Два моих последних года в училище были заполнены счастьем и увлеченным трудом. Передо мною стояла одна цель, и каждый день открывал мне новые высоты, к которым стоило стремиться. Мне не казалось, будто мою свободу подавляют. В отличие от других девочек я не считала эти годы вычеркнутыми из жизни. Напротив, у меня было ощущение, будто у меня осталось мало времени. Во мне рождалось понимание того, что пройдут годы, прежде чем я смогу достигнуть желаемого результата.
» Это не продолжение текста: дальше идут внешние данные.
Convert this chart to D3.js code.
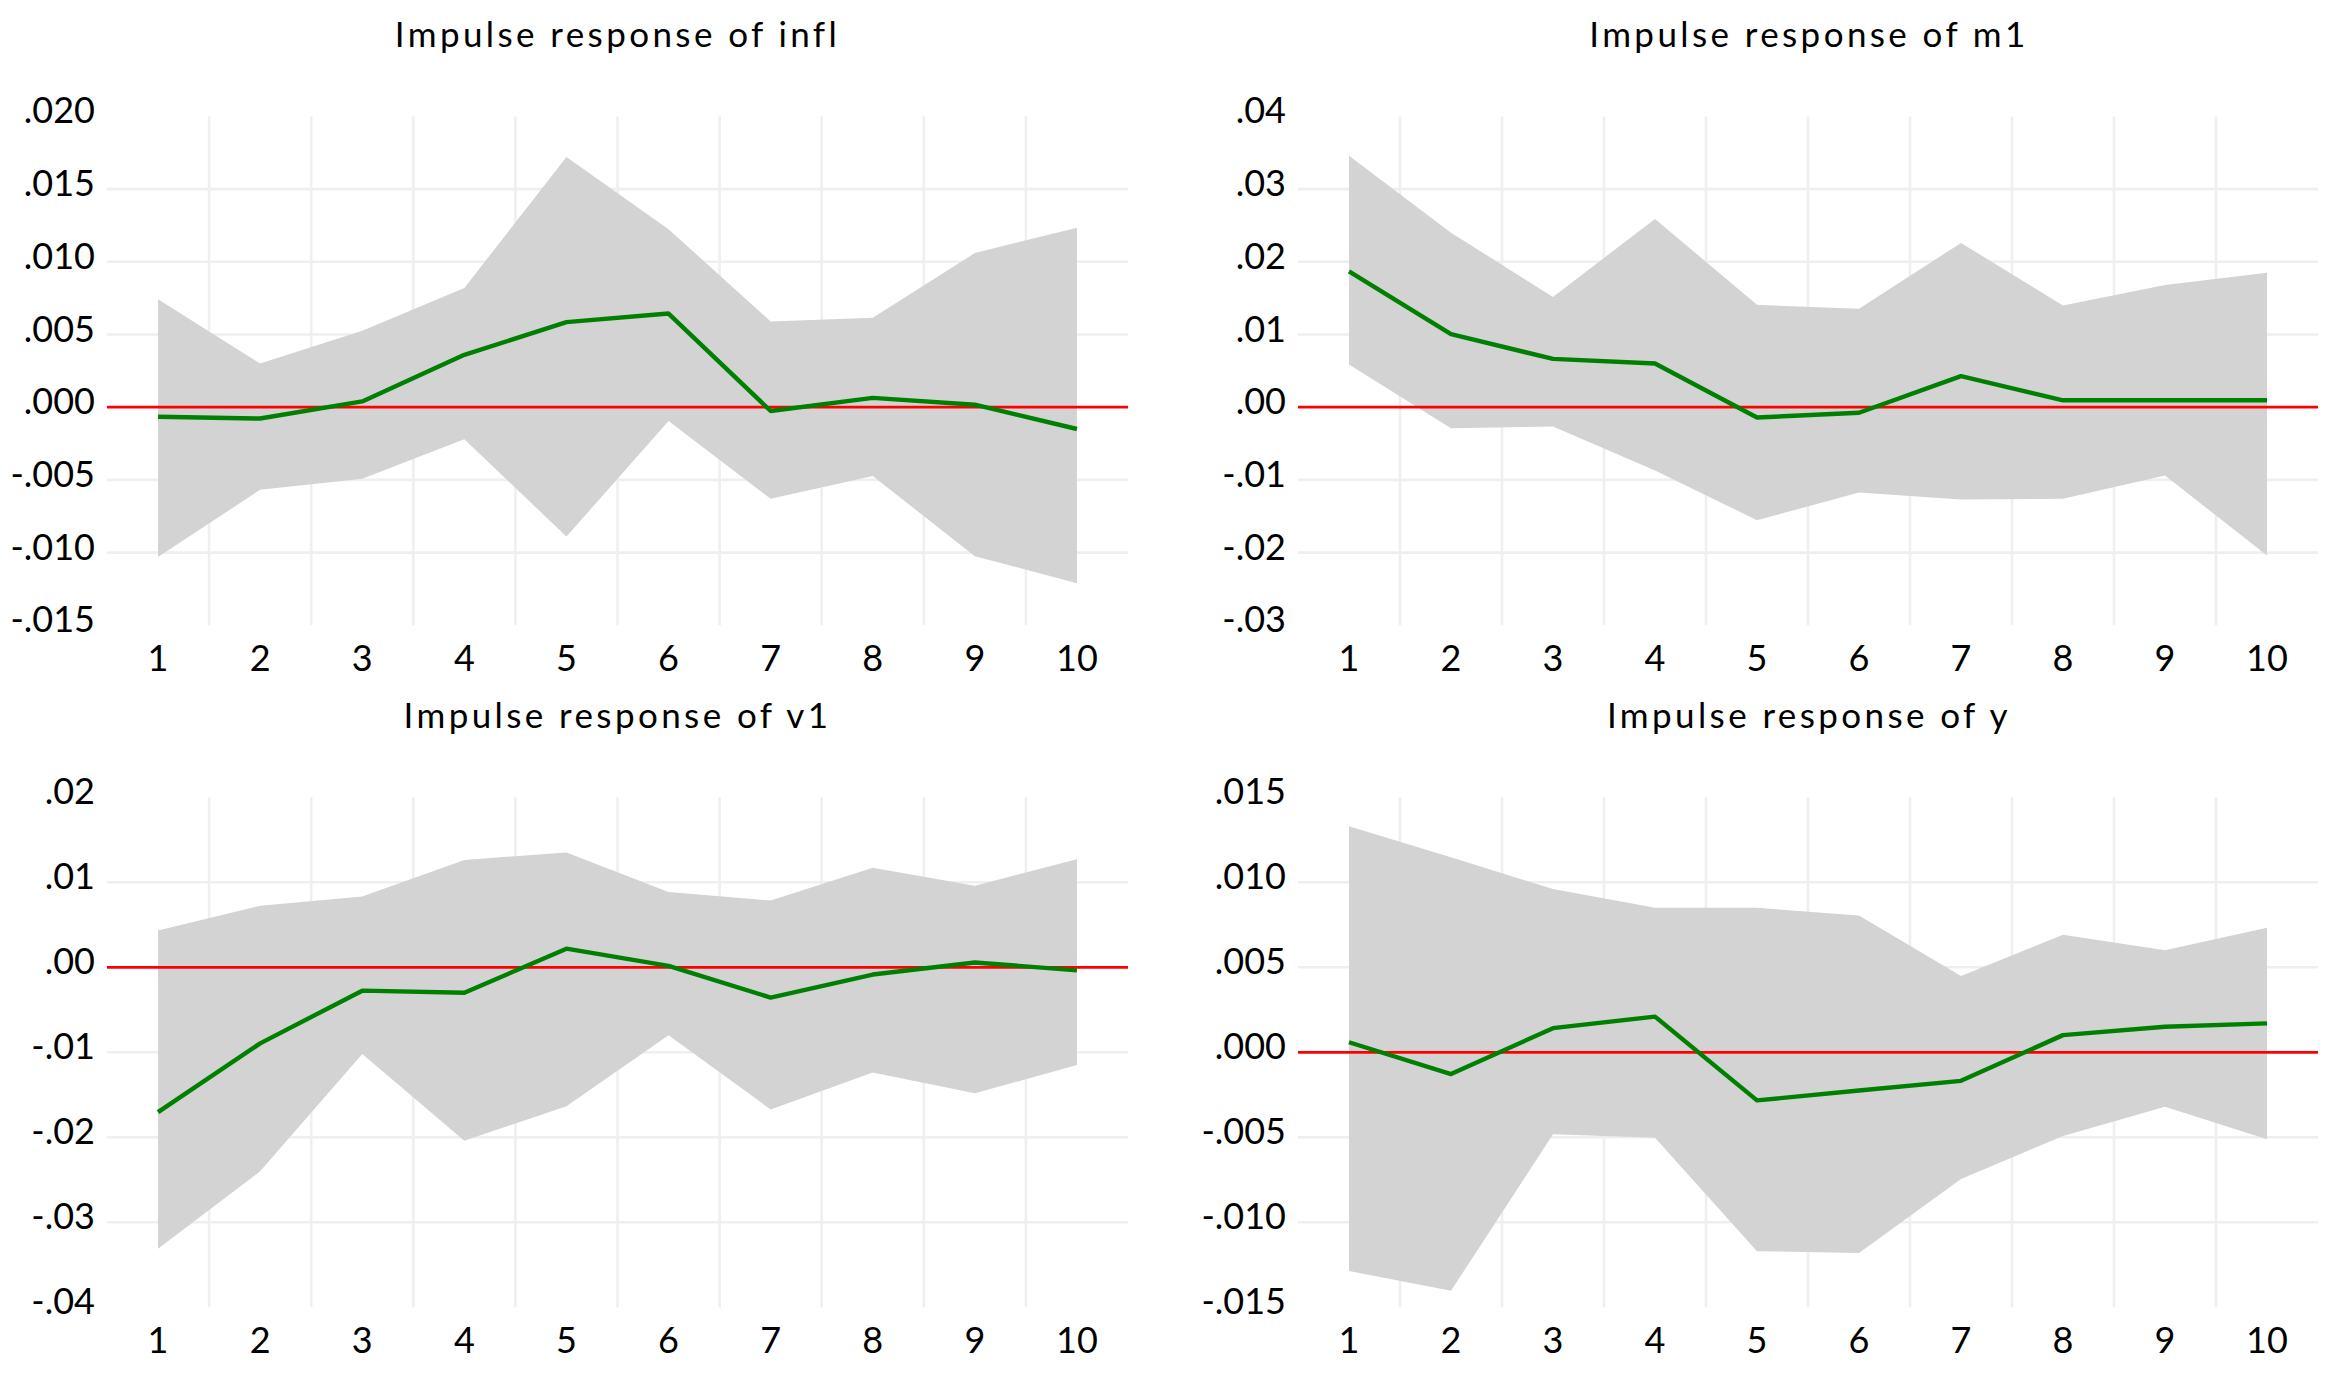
<!DOCTYPE html>
<html>
<head>
<meta charset="utf-8">
<script src="https://cdn.jsdelivr.net/npm/d3@7"></script>
<style>
  body { margin: 0; background: #fff; }
  text { font-family: Lato, "Open Sans", sans-serif; fill: #000; }
</style>
</head>
<body>
<svg id="chart"></svg>
<script>
var width = 2343, height = 1380;

var periods = [1, 2, 3, 4, 5, 6, 7, 8, 9, 10];

// impulse responses
var inflResp  = [-0.00066, -0.00078, 0.0004, 0.0036, 0.00585, 0.00644, -0.00026, 0.00064, 0.00017, -0.0015];
var inflUpper = [0.00743, 0.0030, 0.00525, 0.0082, 0.0172, 0.01224, 0.0059, 0.00615, 0.0106, 0.01235];
var inflLower = [-0.0103, -0.00568, -0.00492, -0.0022, -0.0089, -0.00095, -0.0063, -0.00473, -0.01025, -0.0121];

var m1Resp  = [0.01867, 0.01005, 0.00664, 0.00602, -0.00142, -0.00076, 0.00427, 0.00095, 0.00095, 0.00095];
var m1Upper = [0.0346, 0.0240, 0.01517, 0.0259, 0.01408, 0.01355, 0.0226, 0.0140, 0.0168, 0.01848];
var m1Lower = [0.00588, -0.00289, -0.00265, -0.0087, -0.01555, -0.01174, -0.0127, -0.0126, -0.00938, -0.0204];

var v1Resp  = [-0.01704, -0.00895, -0.00275, -0.0030, 0.00219, 0.00016, -0.00356, -0.00085, 0.00057, -0.00036];
var v1Upper = [0.00433, 0.00725, 0.00834, 0.01263, 0.01352, 0.00887, 0.00785, 0.0117, 0.0096, 0.0127];
var v1Lower = [-0.0331, -0.0240, -0.0102, -0.0204, -0.01636, -0.0080, -0.01672, -0.01239, -0.01482, -0.0115];

var yResp  = [0.00059, -0.00128, 0.00142, 0.0021, -0.00283, -0.00225, -0.00168, 0.00101, 0.0015, 0.0017];
var yUpper = [0.0133, 0.01148, 0.0096, 0.0085, 0.0085, 0.00804, 0.00449, 0.00692, 0.00601, 0.00733];
var yLower = [-0.01287, -0.01403, -0.00482, -0.00502, -0.0117, -0.0118, -0.00745, -0.00492, -0.0032, -0.00512];

var inflTicks = [-0.015, -0.010, -0.005, 0, 0.005, 0.010, 0.015, 0.020];
var m1Ticks   = [-0.03, -0.02, -0.01, 0, 0.01, 0.02, 0.03, 0.04];
var v1Ticks   = [-0.04, -0.03, -0.02, -0.01, 0, 0.01, 0.02];
var yTicks    = [-0.015, -0.010, -0.005, 0, 0.005, 0.010, 0.015];

var titles = ["Impulse response of infl", "Impulse response of m1",
              "Impulse response of v1", "Impulse response of y"];

var panels = [
  {title: titles[0], resp: inflResp, upper: inflUpper, lower: inflLower, ticks: inflTicks, dec: 3,
   x0: 107, x1: 1128, y0: 116.4, y1: 625.3},
  {title: titles[1], resp: m1Resp, upper: m1Upper, lower: m1Lower, ticks: m1Ticks, dec: 2,
   x0: 1298, x1: 2318, y0: 116.4, y1: 625.3},
  {title: titles[2], resp: v1Resp, upper: v1Upper, lower: v1Lower, ticks: v1Ticks, dec: 2,
   x0: 107, x1: 1128, y0: 797.3, y1: 1307.3},
  {title: titles[3], resp: yResp, upper: yUpper, lower: yLower, ticks: yTicks, dec: 3,
   x0: 1298, x1: 2318, y0: 797.3, y1: 1307.3}
];

var svg = d3.select("#chart")
    .attr("width", width)
    .attr("height", height);

function fmt(v, dec) {
  var s = d3.format("." + dec + "f")(v);
  return s.replace("\u2212", "-").replace("0.", ".");   // .020, -.005 style
}

panels.forEach(function (p) {
  var g = svg.append("g");

  var x = d3.scaleLinear()
      .domain([0.5, 10.5])
      .range([p.x0, p.x1]);

  var y = d3.scaleLinear()
      .domain([d3.min(p.ticks), d3.max(p.ticks)])
      .range([p.y1, p.y0]);

  // grid, only the inner lines
  var vGrid = d3.range(1.5, 10, 1);
  g.selectAll(".vgrid").data(vGrid).enter().append("line")
      .attr("x1", function (d) { return x(d); })
      .attr("x2", function (d) { return x(d); })
      .attr("y1", p.y0)
      .attr("y2", p.y1)
      .attr("stroke", "#efefef")
      .attr("stroke-width", 2.6);

  var hGrid = p.ticks.slice(1, -1).filter(function (d) { return d !== 0; });
  g.selectAll(".hgrid").data(hGrid).enter().append("line")
      .attr("x1", p.x0)
      .attr("x2", p.x1)
      .attr("y1", function (d) { return y(d); })
      .attr("y2", function (d) { return y(d); })
      .attr("stroke", "#efefef")
      .attr("stroke-width", 2.6);

  // confidence band
  var band = periods.map(function (t, i) { return {t: t, lo: p.lower[i], hi: p.upper[i]}; });
  var area = d3.area()
      .x(function (d) { return x(d.t); })
      .y0(function (d) { return y(d.lo); })
      .y1(function (d) { return y(d.hi); });
  g.append("path")
      .datum(band)
      .attr("d", area)
      .attr("fill", "#d3d3d3");

  // zero line
  g.append("line")
      .attr("x1", p.x0)
      .attr("x2", p.x1)
      .attr("y1", y(0))
      .attr("y2", y(0))
      .attr("stroke", "#ff0000")
      .attr("stroke-width", 2.8);

  // response
  var line = d3.line()
      .x(function (d, i) { return x(periods[i]); })
      .y(function (d) { return y(d); });
  g.append("path")
      .datum(p.resp)
      .attr("d", line)
      .attr("fill", "none")
      .attr("stroke", "#008000")
      .attr("stroke-width", 4.4)
      .attr("stroke-linejoin", "round");

  // y tick labels
  g.selectAll(".ylab").data(p.ticks).enter().append("text")
      .attr("x", p.x0 - 12)
      .attr("y", function (d) { return y(d) + 7; })
      .attr("text-anchor", "end")
      .style("font-size", "36px")
      .text(function (d) { return fmt(d, p.dec); });

  // x tick labels
  g.selectAll(".xlab").data(periods).enter().append("text")
      .attr("x", function (d) { return x(d); })
      .attr("y", p.y1 + 46)
      .attr("text-anchor", "middle")
      .style("font-size", "36px")
      .text(function (d) { return d; });

  // title
  g.append("text")
      .attr("x", (p.x0 + p.x1) / 2 + (p.x0 > 1000 ? 1 : 0))
      .attr("y", p.y0 - 69)
      .attr("text-anchor", "middle")
      .style("font-size", "35px")
      .style("letter-spacing", "3.4px")
      .text(p.title);
});
</script>
</body>
</html>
Каждое воскресенье нас, старших, водили в Александрийский театр. Мы любили драмы, где можно было поплакать. В пансионерской, к которой я теперь принадлежала, нам нравилось разыгрывать то, что мы видели, имитируя актеров очень точно. Кто-нибудь из актеров драматического театра давал старшим уроки дикции и игры. Мы главным образом придерживались монологов и поэзии. Иногда он предлагал нам разыграть какую-нибудь сцену. Во времена моего отца не было отдельной драматической школы. Ученики театральной школы обучались в соответствии с проявляемыми ими способностями, но танец был обязательным для всех. Славина, одна из ведущих меццо-сопрано, сначала готовилась стать балериной. Мы посещали и занятия пения, но не было никакой надежды, что среди нас окажется еще одна Славина. Для предстоящего весной экзамена мы готовили ни больше и ни меньше как «Марию Стюарт». Классную комнату, заполненную партами, мы сочли неподходящей; так что со временем для драматических уроков перешли в Маленький театр. В задней части аудитории, за зрительным залом, находилось небольшое фойе, на стенах которого висели фотографии в рамках всех учащихся, закончивших училище. Из этих фотографий становилось ясно, что наши платья всегда оставались неизменными, менялись только прически: волосы собраны короной на макушке и челка лежала красивее, чем в нашей прическе, когда волосы зачесаны за уши.